Goal. Word for word, quote all of the material, omitting the pictures.
[Provided records start]
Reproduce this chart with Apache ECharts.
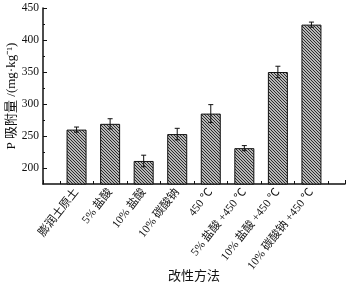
<!DOCTYPE html>
<html>
<head>
<meta charset="utf-8">
<script src="https://cdn.jsdelivr.net/npm/echarts@6/dist/echarts.min.js"></script>
<style>
  html, body { margin: 0; padding: 0; background: #fff; }
  #main { width: 349px; height: 285px; }
</style>
</head>
<body>
<div id="main"></div>
<script>
const categories = ['膨润土原土', '5% 盐酸', '10% 盐酸', '10% 碳酸钠', '450 ℃',
  '5% 盐酸 +450 ℃', '10% 盐酸 +450 ℃', '10% 碳酸钠 +450 ℃'];
const values = [260, 269, 211, 253, 285, 231, 350, 424];
const errors = [4, 8, 9, 9, 14, 4, 9, 4];
const yTicks = [200, 250, 300, 350, 400, 450];
const yMinorTicks = [225, 275, 325, 375, 425];

const FONT = "'Liberation Serif', 'Noto Sans CJK SC', serif";

// diagonal hatch fill
function hatch() {
  const c = document.createElement('canvas');
  c.width = 3; c.height = 3;
  const g = c.getContext('2d');
  g.fillStyle = '#f4f4f4';
  g.fillRect(0, 0, 3, 3);
  g.strokeStyle = '#222';
  g.lineWidth = 1.1;
  g.beginPath();
  g.moveTo(-1, -1); g.lineTo(4, 4);
  g.moveTo(-1, 2); g.lineTo(1, 4);
  g.moveTo(2, -1); g.lineTo(4, 1);
  g.stroke();
  return c;
}

const barData = values.map((v, i) => [i + 1, v]);
const errData = values.map((v, i) => [i + 1, v - errors[i], v + errors[i]]);

const chart = echarts.init(document.getElementById('main'));
chart.setOption({
  animation: false,
  grid: { left: 43, top: 8, right: 4, bottom: 101, outerBoundsMode: 'none', containLabel: false },
  xAxis: {
    type: 'value', min: 0, max: 9, interval: 1,
    name: '改性方法', nameLocation: 'middle', nameGap: 86, nameMoveOverlap: false,
    nameTextStyle: { fontFamily: FONT, fontSize: 13, color: '#111' },
    splitLine: { show: false },
    axisLine: { lineStyle: { color: '#111', width: 1.5 } },
    axisTick: { inside: true, length: 4, lineStyle: { color: '#111' } },
    minorTick: { show: true, splitNumber: 2, length: 3, lineStyle: { color: '#111' } },
    axisLabel: {
      rotate: 52, margin: 6, fontFamily: FONT, fontSize: 11.5, color: '#111',
      showMinLabel: false, showMaxLabel: false,
      formatter: v => categories[v - 1] || ''
    }
  },
  yAxis: [{
    type: 'value', min: 175, max: 450,
    name: 'P 吸附量 /(mg·kg⁻¹)', nameLocation: 'middle', nameGap: 25, nameMoveOverlap: false,
    nameTextStyle: { fontFamily: FONT, fontSize: 13, color: '#111' },
    splitLine: { show: false },
    axisLine: { show: true, lineStyle: { color: '#111', width: 1.5 } },
    axisTick: { inside: true, length: 4, customValues: yTicks, lineStyle: { color: '#111' } },
    axisLabel: { customValues: yTicks, fontFamily: FONT, fontSize: 11.5, color: '#111', margin: 4 }
  }, {
    type: 'value', min: 175, max: 450, position: 'left',
    splitLine: { show: false },
    axisLine: { show: false },
    axisTick: { inside: true, length: 2, customValues: yMinorTicks, lineStyle: { color: '#111' } },
    axisLabel: { show: false }
  }],
  series: [{
    type: 'bar',
    data: barData,
    barWidth: 20,
    itemStyle: {
      color: { image: hatch(), repeat: 'repeat' },
      borderColor: '#111', borderWidth: 1
    }
  }, {
    type: 'custom',
    data: errData,
    z: 5,
    renderItem: (params, api) => {
      const x = api.value(0);
      const lo = api.coord([x, api.value(1)]);
      const hi = api.coord([x, api.value(2)]);
      const w = 2.5;
      const style = { stroke: '#111', lineWidth: 1 };
      return {
        type: 'group',
        children: [
          { type: 'line', shape: { x1: lo[0], y1: lo[1], x2: hi[0], y2: hi[1] }, style },
          { type: 'line', shape: { x1: hi[0] - w, y1: hi[1], x2: hi[0] + w, y2: hi[1] }, style },
          { type: 'line', shape: { x1: lo[0] - w, y1: lo[1], x2: lo[0] + w, y2: lo[1] }, style }
        ]
      };
    }
  }]
});
</script>
</body>
</html>
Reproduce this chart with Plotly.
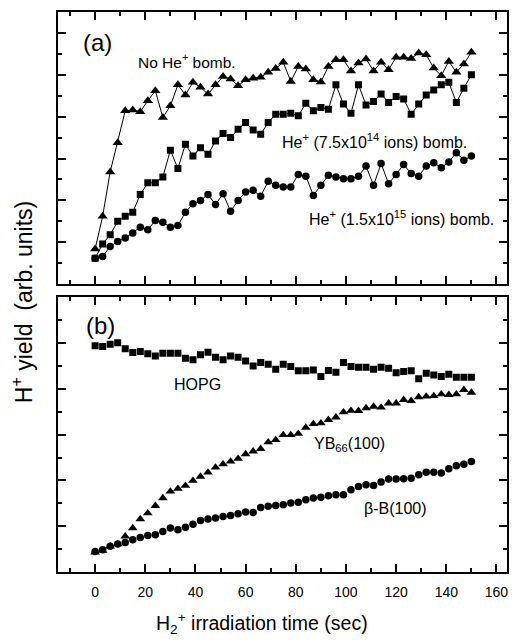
[Provided records end]
Result.
Reproduce this chart with Apache ECharts.
<!DOCTYPE html>
<html>
<head>
<meta charset="utf-8">
<script src="https://cdn.jsdelivr.net/npm/echarts@6/dist/echarts.min.js"></script>
<style>
  html, body { margin: 0; padding: 0; background: #fff; }
  #main { width: 349px; height: 285px; }
</style>
</head>
<body>
<div id="main"></div>
<script>
const categories = ['膨润土原土', '5% 盐酸', '10% 盐酸', '10% 碳酸钠', '450 ℃',
  '5% 盐酸 +450 ℃', '10% 盐酸 +450 ℃', '10% 碳酸钠 +450 ℃'];
const values = [260, 269, 211, 253, 285, 231, 350, 424];
const errors = [4, 8, 9, 9, 14, 4, 9, 4];
const yTicks = [200, 250, 300, 350, 400, 450];
const yMinorTicks = [225, 275, 325, 375, 425];

const FONT = "'Liberation Serif', 'Noto Sans CJK SC', serif";

// diagonal hatch fill
function hatch() {
  const c = document.createElement('canvas');
  c.width = 3; c.height = 3;
  const g = c.getContext('2d');
  g.fillStyle = '#f4f4f4';
  g.fillRect(0, 0, 3, 3);
  g.strokeStyle = '#222';
  g.lineWidth = 1.1;
  g.beginPath();
  g.moveTo(-1, -1); g.lineTo(4, 4);
  g.moveTo(-1, 2); g.lineTo(1, 4);
  g.moveTo(2, -1); g.lineTo(4, 1);
  g.stroke();
  return c;
}

const barData = values.map((v, i) => [i + 1, v]);
const errData = values.map((v, i) => [i + 1, v - errors[i], v + errors[i]]);

const chart = echarts.init(document.getElementById('main'));
chart.setOption({
  animation: false,
  grid: { left: 43, top: 8, right: 4, bottom: 101, outerBoundsMode: 'none', containLabel: false },
  xAxis: {
    type: 'value', min: 0, max: 9, interval: 1,
    name: '改性方法', nameLocation: 'middle', nameGap: 86, nameMoveOverlap: false,
    nameTextStyle: { fontFamily: FONT, fontSize: 13, color: '#111' },
    splitLine: { show: false },
    axisLine: { lineStyle: { color: '#111', width: 1.5 } },
    axisTick: { inside: true, length: 4, lineStyle: { color: '#111' } },
    minorTick: { show: true, splitNumber: 2, length: 3, lineStyle: { color: '#111' } },
    axisLabel: {
      rotate: 52, margin: 6, fontFamily: FONT, fontSize: 11.5, color: '#111',
      showMinLabel: false, showMaxLabel: false,
      formatter: v => categories[v - 1] || ''
    }
  },
  yAxis: [{
    type: 'value', min: 175, max: 450,
    name: 'P 吸附量 /(mg·kg⁻¹)', nameLocation: 'middle', nameGap: 25, nameMoveOverlap: false,
    nameTextStyle: { fontFamily: FONT, fontSize: 13, color: '#111' },
    splitLine: { show: false },
    axisLine: { show: true, lineStyle: { color: '#111', width: 1.5 } },
    axisTick: { inside: true, length: 4, customValues: yTicks, lineStyle: { color: '#111' } },
    axisLabel: { customValues: yTicks, fontFamily: FONT, fontSize: 11.5, color: '#111', margin: 4 }
  }, {
    type: 'value', min: 175, max: 450, position: 'left',
    splitLine: { show: false },
    axisLine: { show: false },
    axisTick: { inside: true, length: 2, customValues: yMinorTicks, lineStyle: { color: '#111' } },
    axisLabel: { show: false }
  }],
  series: [{
    type: 'bar',
    data: barData,
    barWidth: 20,
    itemStyle: {
      color: { image: hatch(), repeat: 'repeat' },
      borderColor: '#111', borderWidth: 1
    }
  }, {
    type: 'custom',
    data: errData,
    z: 5,
    renderItem: (params, api) => {
      const x = api.value(0);
      const lo = api.coord([x, api.value(1)]);
      const hi = api.coord([x, api.value(2)]);
      const w = 2.5;
      const style = { stroke: '#111', lineWidth: 1 };
      return {
        type: 'group',
        children: [
          { type: 'line', shape: { x1: lo[0], y1: lo[1], x2: hi[0], y2: hi[1] }, style },
          { type: 'line', shape: { x1: hi[0] - w, y1: hi[1], x2: hi[0] + w, y2: hi[1] }, style },
          { type: 'line', shape: { x1: lo[0] - w, y1: lo[1], x2: lo[0] + w, y2: lo[1] }, style }
        ]
      };
    }
  }]
});
</script>
</body>
</html>
Reproduce this chart with Plotly.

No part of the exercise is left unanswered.